Wat is uw reactie op de kritiek van de programmamakers dat het onderzoek «voicemailgate rammelt aan alle kanten» onvoldoende is en niet overeenkomt met de informatie die zij hebben?2
De uitzending heeft geen nieuwe feiten aan het licht gebracht, anders dan dat twee oude voicemailberichten die eerder door EenVandaag waren opgenomen, voor het eerst publiekelijk ten gehore zijn gebracht. Het betreft in deze uitzending de voicemailbox van de Minister van Buitenlandse zaken. Het gegeven dat zijn voicemailbox op afstand is beluisterd, heeft EenVandaag in de uitzendingen van 23 en 24 maart 2011 reeds laten horen. EenVandaag claimt de mailboxen van meer bewindslieden te hebben afgeluisterd, maar heeft dat in de uitzending niet aangetoond. Uit het onderzoek is gebleken dat slechts in de periode 21 tot en met 24 maart vanuit EenVandaag en het gebouw van de Tweede Kamer de voicemail van twee bewindspersonen is beluisterd. Ik deel de kritiek daarom niet.
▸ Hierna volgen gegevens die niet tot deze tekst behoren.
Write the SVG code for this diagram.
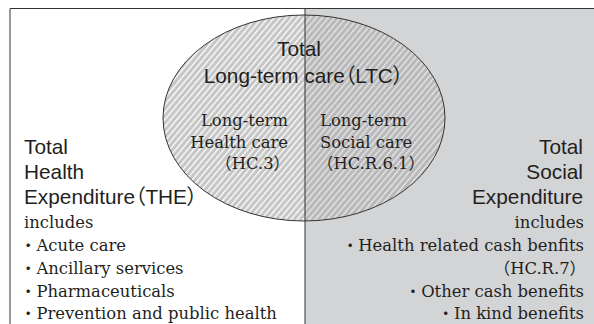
<svg xmlns="http://www.w3.org/2000/svg" width="594" height="324" viewBox="0 0 594 324">
<style>
.sans{font-family:"Liberation Sans","Noto Sans CJK JP",sans-serif;font-size:20.8px;fill:#231f20;font-feature-settings:"palt";}
.ser{font-family:"DejaVu Serif","Noto Sans CJK JP",serif;font-size:16.4px;fill:#231f20;}
.line{stroke:#333;stroke-width:1;fill:none;}
</style>
<defs>
<pattern id="hL" patternUnits="userSpaceOnUse" width="4.6" height="10" patternTransform="rotate(40)">
<rect width="4.6" height="10" fill="#c6c6c6"/>
<rect x="0" width="1.3" height="10" fill="#ffffff"/>
</pattern>
<pattern id="hR" patternUnits="userSpaceOnUse" width="4.6" height="10" patternTransform="rotate(40)">
<rect width="4.6" height="10" fill="#b9b9bb"/>
<rect x="0" width="1.3" height="10" fill="#e8e8e8"/>
</pattern>
<clipPath id="cl"><rect x="0" y="0" width="305" height="324"/></clipPath>
<clipPath id="cr"><rect x="305" y="0" width="289" height="324"/></clipPath>
</defs>
<g id="background">
<rect x="305" y="8" width="289" height="316" fill="#d3d4d6"/>
</g>
<g id="ltc">
<ellipse cx="304" cy="118" rx="141" ry="103" fill="url(#hL)" clip-path="url(#cl)"/>
<ellipse cx="304" cy="118" rx="141" ry="103" fill="url(#hR)" clip-path="url(#cr)"/>
<ellipse cx="304" cy="118" rx="141" ry="103" class="line"/>
<text class="sans" x="299" y="56" text-anchor="middle">Total</text>
<text class="sans" x="303.5" y="83" text-anchor="middle">Long-term care（LTC）</text>
</g>
<g id="connectors">
<path class="line" d="M10,324 V8.5 H594"/>
<path class="line" d="M305,8.5 V324"/>
</g>
<g id="lthc">
<text class="ser" x="288" y="126" text-anchor="end">Long-term</text>
<text class="ser" x="288" y="148" text-anchor="end">Health care</text>
<text class="ser" x="290" y="169" text-anchor="end">（HC.3）</text>
</g>
<g id="ltsc">
<text class="ser" x="320" y="126">Long-term</text>
<text class="ser" x="320" y="148">Social care</text>
<text class="ser" x="317" y="169">（HC.R.6.1）</text>
</g>
<g id="the">
<text class="sans" x="24" y="154">Total</text>
<text class="sans" x="24" y="179">Health</text>
<text class="sans" x="24" y="204">Expenditure（THE）</text>
<text class="ser" x="24" y="228">includes</text>
<text class="ser" x="20" y="251">・Acute care</text>
<text class="ser" x="20" y="274">・Ancillary services</text>
<text class="ser" x="20" y="297">・Pharmaceuticals</text>
<text class="ser" x="20" y="319">・Prevention and public health</text>
</g>
<g id="tse">
<text class="sans" x="583" y="154" text-anchor="end">Total</text>
<text class="sans" x="583" y="179" text-anchor="end">Social</text>
<text class="sans" x="583" y="204" text-anchor="end">Expenditure</text>
<text class="ser" x="584" y="228" text-anchor="end">includes</text>
<text class="ser" x="584" y="251" text-anchor="end">・Health related cash benfits</text>
<text class="ser" x="586" y="274" text-anchor="end">（HC.R.7）</text>
<text class="ser" x="584" y="297" text-anchor="end">・Other cash benefits</text>
<text class="ser" x="584" y="319" text-anchor="end">・In kind benefits</text>
</g>
</svg>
Hoe kunt u concluderen dat de staatsveiligheid niet in gevaar is geweest als u niet over alle informatie beschikt?
Ik meen over voldoende informatie te beschikken om deze conclusie te kunnen trekken.
Kunt u uitsluiten dat buitenlandse veiligheidsdiensten gebruik hebben gemaakt van de mogelijkheid om telefoons van ministers, staatssecretarissen en Kamerleden af te luisteren?
Geheel uitsluiten kan men zulks nooit maar uit het onderzoek dat is uitgevoerd is gebleken dat slechts in de periode 21 tot en met 24 maart vanuit EenVandaag en het gebouw van de Tweede Kamer de voicemail van twee bewindspersonen is beluisterd. Ik heb de mobiele telefoonnummers van de Kamerleden niet betrokken bij het onderzoek.
Bent u bereid een nieuw onderzoek te doen naar de afluisterpraktijken, waarbij ook de informatie van het tv-programma EenVandaag wordt betrokken?
Ik zie geen aanleiding voor een dergelijk nieuw onderzoek.